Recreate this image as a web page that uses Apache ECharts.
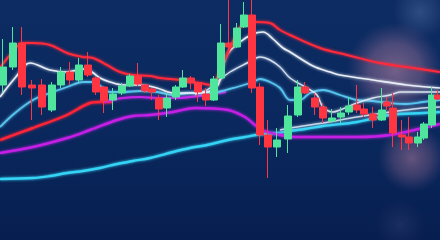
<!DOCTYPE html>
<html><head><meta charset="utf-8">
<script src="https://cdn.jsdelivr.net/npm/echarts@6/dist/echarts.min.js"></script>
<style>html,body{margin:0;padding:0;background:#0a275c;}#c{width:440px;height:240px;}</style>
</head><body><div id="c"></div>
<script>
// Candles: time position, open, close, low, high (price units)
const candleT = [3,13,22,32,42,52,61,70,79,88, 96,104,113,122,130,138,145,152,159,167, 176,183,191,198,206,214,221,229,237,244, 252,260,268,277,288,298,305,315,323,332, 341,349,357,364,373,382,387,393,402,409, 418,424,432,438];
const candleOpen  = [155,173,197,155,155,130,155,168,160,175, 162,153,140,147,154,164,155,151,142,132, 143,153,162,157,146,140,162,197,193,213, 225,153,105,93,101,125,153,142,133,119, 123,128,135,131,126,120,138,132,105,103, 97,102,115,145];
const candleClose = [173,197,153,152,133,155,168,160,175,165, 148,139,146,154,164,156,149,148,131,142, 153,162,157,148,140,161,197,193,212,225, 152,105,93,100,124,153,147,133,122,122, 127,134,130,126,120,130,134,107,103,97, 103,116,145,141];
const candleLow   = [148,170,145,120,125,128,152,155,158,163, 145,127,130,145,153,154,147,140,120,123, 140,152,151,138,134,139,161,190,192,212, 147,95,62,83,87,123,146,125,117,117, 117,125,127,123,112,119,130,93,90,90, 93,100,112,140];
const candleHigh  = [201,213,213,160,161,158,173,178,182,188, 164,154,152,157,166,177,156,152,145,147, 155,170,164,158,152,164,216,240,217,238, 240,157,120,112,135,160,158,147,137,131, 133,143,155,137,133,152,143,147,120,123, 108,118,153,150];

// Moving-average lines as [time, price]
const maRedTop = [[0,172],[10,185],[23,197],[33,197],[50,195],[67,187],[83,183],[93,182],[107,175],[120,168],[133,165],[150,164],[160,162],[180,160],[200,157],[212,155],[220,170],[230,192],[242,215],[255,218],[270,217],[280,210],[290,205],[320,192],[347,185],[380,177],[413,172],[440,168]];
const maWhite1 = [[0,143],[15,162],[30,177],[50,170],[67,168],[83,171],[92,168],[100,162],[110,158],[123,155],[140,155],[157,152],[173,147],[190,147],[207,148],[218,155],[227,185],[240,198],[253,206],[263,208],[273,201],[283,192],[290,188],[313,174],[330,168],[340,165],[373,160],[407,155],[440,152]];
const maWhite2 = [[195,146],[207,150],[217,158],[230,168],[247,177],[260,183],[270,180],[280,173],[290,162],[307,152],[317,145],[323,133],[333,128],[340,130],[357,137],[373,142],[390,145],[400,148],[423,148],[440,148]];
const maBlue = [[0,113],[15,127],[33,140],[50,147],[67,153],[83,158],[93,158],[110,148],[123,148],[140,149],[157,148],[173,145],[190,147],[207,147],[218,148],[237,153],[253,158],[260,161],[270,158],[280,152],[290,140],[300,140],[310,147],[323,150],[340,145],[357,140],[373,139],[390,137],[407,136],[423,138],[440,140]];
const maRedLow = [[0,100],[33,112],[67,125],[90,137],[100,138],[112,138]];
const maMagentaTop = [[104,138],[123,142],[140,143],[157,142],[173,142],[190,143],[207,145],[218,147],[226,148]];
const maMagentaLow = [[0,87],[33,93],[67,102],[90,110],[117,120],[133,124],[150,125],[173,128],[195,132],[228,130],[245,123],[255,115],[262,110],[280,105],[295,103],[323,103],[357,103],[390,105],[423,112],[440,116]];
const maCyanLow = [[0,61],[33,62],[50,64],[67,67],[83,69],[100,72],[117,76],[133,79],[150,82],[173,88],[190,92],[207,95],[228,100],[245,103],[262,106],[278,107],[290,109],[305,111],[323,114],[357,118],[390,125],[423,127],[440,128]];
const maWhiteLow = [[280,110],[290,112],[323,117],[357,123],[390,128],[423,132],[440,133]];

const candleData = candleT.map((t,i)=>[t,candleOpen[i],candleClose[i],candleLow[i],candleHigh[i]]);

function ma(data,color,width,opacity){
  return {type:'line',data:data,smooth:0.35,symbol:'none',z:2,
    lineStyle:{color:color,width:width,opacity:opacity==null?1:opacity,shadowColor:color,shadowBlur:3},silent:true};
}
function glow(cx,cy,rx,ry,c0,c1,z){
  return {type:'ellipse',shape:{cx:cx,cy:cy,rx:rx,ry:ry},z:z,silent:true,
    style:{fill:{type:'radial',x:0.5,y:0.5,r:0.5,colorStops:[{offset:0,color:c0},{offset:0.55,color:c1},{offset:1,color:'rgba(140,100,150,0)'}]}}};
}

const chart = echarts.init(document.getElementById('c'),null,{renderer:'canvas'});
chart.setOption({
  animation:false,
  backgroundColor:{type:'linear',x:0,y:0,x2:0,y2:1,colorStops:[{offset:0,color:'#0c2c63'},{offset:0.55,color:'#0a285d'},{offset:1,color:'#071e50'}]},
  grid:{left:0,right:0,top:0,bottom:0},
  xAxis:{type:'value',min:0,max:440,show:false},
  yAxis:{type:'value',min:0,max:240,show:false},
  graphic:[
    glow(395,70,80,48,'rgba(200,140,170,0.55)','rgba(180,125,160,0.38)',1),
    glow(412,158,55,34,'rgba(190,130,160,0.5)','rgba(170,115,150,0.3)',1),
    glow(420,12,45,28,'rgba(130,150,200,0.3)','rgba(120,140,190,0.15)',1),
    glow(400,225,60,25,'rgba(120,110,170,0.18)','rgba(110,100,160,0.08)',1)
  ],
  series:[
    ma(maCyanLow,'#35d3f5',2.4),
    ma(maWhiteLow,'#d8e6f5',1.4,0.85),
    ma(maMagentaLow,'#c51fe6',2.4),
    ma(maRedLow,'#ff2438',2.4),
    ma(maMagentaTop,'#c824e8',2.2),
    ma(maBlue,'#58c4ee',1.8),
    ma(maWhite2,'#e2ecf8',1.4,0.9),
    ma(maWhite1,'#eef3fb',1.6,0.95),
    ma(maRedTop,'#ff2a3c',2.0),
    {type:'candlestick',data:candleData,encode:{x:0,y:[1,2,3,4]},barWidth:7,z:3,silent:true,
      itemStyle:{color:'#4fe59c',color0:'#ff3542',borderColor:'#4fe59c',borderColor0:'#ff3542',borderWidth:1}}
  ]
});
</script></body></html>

◆ ◆ ◆ ◆ ◆ ◆ ◆

> What you are asked to do
Restate the whole listing above exactly, please, omitting every image.

> Task response
Recreate this image as a web page that uses Apache ECharts.
<!DOCTYPE html>
<html><head><meta charset="utf-8">
<script src="https://cdn.jsdelivr.net/npm/echarts@6/dist/echarts.min.js"></script>
<style>html,body{margin:0;padding:0;background:#0a275c;}#c{width:440px;height:240px;}</style>
</head><body><div id="c"></div>
<script>
// Candles: time position, open, close, low, high (price units)
const candleT = [3,13,22,32,42,52,61,70,79,88, 96,104,113,122,130,138,145,152,159,167, 176,183,191,198,206,214,221,229,237,244, 252,260,268,277,288,298,305,315,323,332, 341,349,357,364,373,382,387,393,402,409, 418,424,432,438];
const candleOpen  = [155,173,197,155,155,130,155,168,160,175, 162,153,140,147,154,164,155,151,142,132, 143,153,162,157,146,140,162,197,193,213, 225,153,105,93,101,125,153,142,133,119, 123,128,135,131,126,120,138,132,105,103, 97,102,115,145];
const candleClose = [173,197,153,152,133,155,168,160,175,165, 148,139,146,154,164,156,149,148,131,142, 153,162,157,148,140,161,197,193,212,225, 152,105,93,100,124,153,147,133,122,122, 127,134,130,126,120,130,134,107,103,97, 103,116,145,141];
const candleLow   = [148,170,145,120,125,128,152,155,158,163, 145,127,130,145,153,154,147,140,120,123, 140,152,151,138,134,139,161,190,192,212, 147,95,62,83,87,123,146,125,117,117, 117,125,127,123,112,119,130,93,90,90, 93,100,112,140];
const candleHigh  = [201,213,213,160,161,158,173,178,182,188, 164,154,152,157,166,177,156,152,145,147, 155,170,164,158,152,164,216,240,217,238, 240,157,120,112,135,160,158,147,137,131, 133,143,155,137,133,152,143,147,120,123, 108,118,153,150];

// Moving-average lines as [time, price]
const maRedTop = [[0,172],[10,185],[23,197],[33,197],[50,195],[67,187],[83,183],[93,182],[107,175],[120,168],[133,165],[150,164],[160,162],[180,160],[200,157],[212,155],[220,170],[230,192],[242,215],[255,218],[270,217],[280,210],[290,205],[320,192],[347,185],[380,177],[413,172],[440,168]];
const maWhite1 = [[0,143],[15,162],[30,177],[50,170],[67,168],[83,171],[92,168],[100,162],[110,158],[123,155],[140,155],[157,152],[173,147],[190,147],[207,148],[218,155],[227,185],[240,198],[253,206],[263,208],[273,201],[283,192],[290,188],[313,174],[330,168],[340,165],[373,160],[407,155],[440,152]];
const maWhite2 = [[195,146],[207,150],[217,158],[230,168],[247,177],[260,183],[270,180],[280,173],[290,162],[307,152],[317,145],[323,133],[333,128],[340,130],[357,137],[373,142],[390,145],[400,148],[423,148],[440,148]];
const maBlue = [[0,113],[15,127],[33,140],[50,147],[67,153],[83,158],[93,158],[110,148],[123,148],[140,149],[157,148],[173,145],[190,147],[207,147],[218,148],[237,153],[253,158],[260,161],[270,158],[280,152],[290,140],[300,140],[310,147],[323,150],[340,145],[357,140],[373,139],[390,137],[407,136],[423,138],[440,140]];
const maRedLow = [[0,100],[33,112],[67,125],[90,137],[100,138],[112,138]];
const maMagentaTop = [[104,138],[123,142],[140,143],[157,142],[173,142],[190,143],[207,145],[218,147],[226,148]];
const maMagentaLow = [[0,87],[33,93],[67,102],[90,110],[117,120],[133,124],[150,125],[173,128],[195,132],[228,130],[245,123],[255,115],[262,110],[280,105],[295,103],[323,103],[357,103],[390,105],[423,112],[440,116]];
const maCyanLow = [[0,61],[33,62],[50,64],[67,67],[83,69],[100,72],[117,76],[133,79],[150,82],[173,88],[190,92],[207,95],[228,100],[245,103],[262,106],[278,107],[290,109],[305,111],[323,114],[357,118],[390,125],[423,127],[440,128]];
const maWhiteLow = [[280,110],[290,112],[323,117],[357,123],[390,128],[423,132],[440,133]];

const candleData = candleT.map((t,i)=>[t,candleOpen[i],candleClose[i],candleLow[i],candleHigh[i]]);

function ma(data,color,width,opacity){
  return {type:'line',data:data,smooth:0.35,symbol:'none',z:2,
    lineStyle:{color:color,width:width,opacity:opacity==null?1:opacity,shadowColor:color,shadowBlur:3},silent:true};
}
function glow(cx,cy,rx,ry,c0,c1,z){
  return {type:'ellipse',shape:{cx:cx,cy:cy,rx:rx,ry:ry},z:z,silent:true,
    style:{fill:{type:'radial',x:0.5,y:0.5,r:0.5,colorStops:[{offset:0,color:c0},{offset:0.55,color:c1},{offset:1,color:'rgba(140,100,150,0)'}]}}};
}

const chart = echarts.init(document.getElementById('c'),null,{renderer:'canvas'});
chart.setOption({
  animation:false,
  backgroundColor:{type:'linear',x:0,y:0,x2:0,y2:1,colorStops:[{offset:0,color:'#0c2c63'},{offset:0.55,color:'#0a285d'},{offset:1,color:'#071e50'}]},
  grid:{left:0,right:0,top:0,bottom:0},
  xAxis:{type:'value',min:0,max:440,show:false},
  yAxis:{type:'value',min:0,max:240,show:false},
  graphic:[
    glow(395,70,80,48,'rgba(200,140,170,0.55)','rgba(180,125,160,0.38)',1),
    glow(412,158,55,34,'rgba(190,130,160,0.5)','rgba(170,115,150,0.3)',1),
    glow(420,12,45,28,'rgba(130,150,200,0.3)','rgba(120,140,190,0.15)',1),
    glow(400,225,60,25,'rgba(120,110,170,0.18)','rgba(110,100,160,0.08)',1)
  ],
  series:[
    ma(maCyanLow,'#35d3f5',2.4),
    ma(maWhiteLow,'#d8e6f5',1.4,0.85),
    ma(maMagentaLow,'#c51fe6',2.4),
    ma(maRedLow,'#ff2438',2.4),
    ma(maMagentaTop,'#c824e8',2.2),
    ma(maBlue,'#58c4ee',1.8),
    ma(maWhite2,'#e2ecf8',1.4,0.9),
    ma(maWhite1,'#eef3fb',1.6,0.95),
    ma(maRedTop,'#ff2a3c',2.0),
    {type:'candlestick',data:candleData,encode:{x:0,y:[1,2,3,4]},barWidth:7,z:3,silent:true,
      itemStyle:{color:'#4fe59c',color0:'#ff3542',borderColor:'#4fe59c',borderColor0:'#ff3542',borderWidth:1}}
  ]
});
</script></body></html>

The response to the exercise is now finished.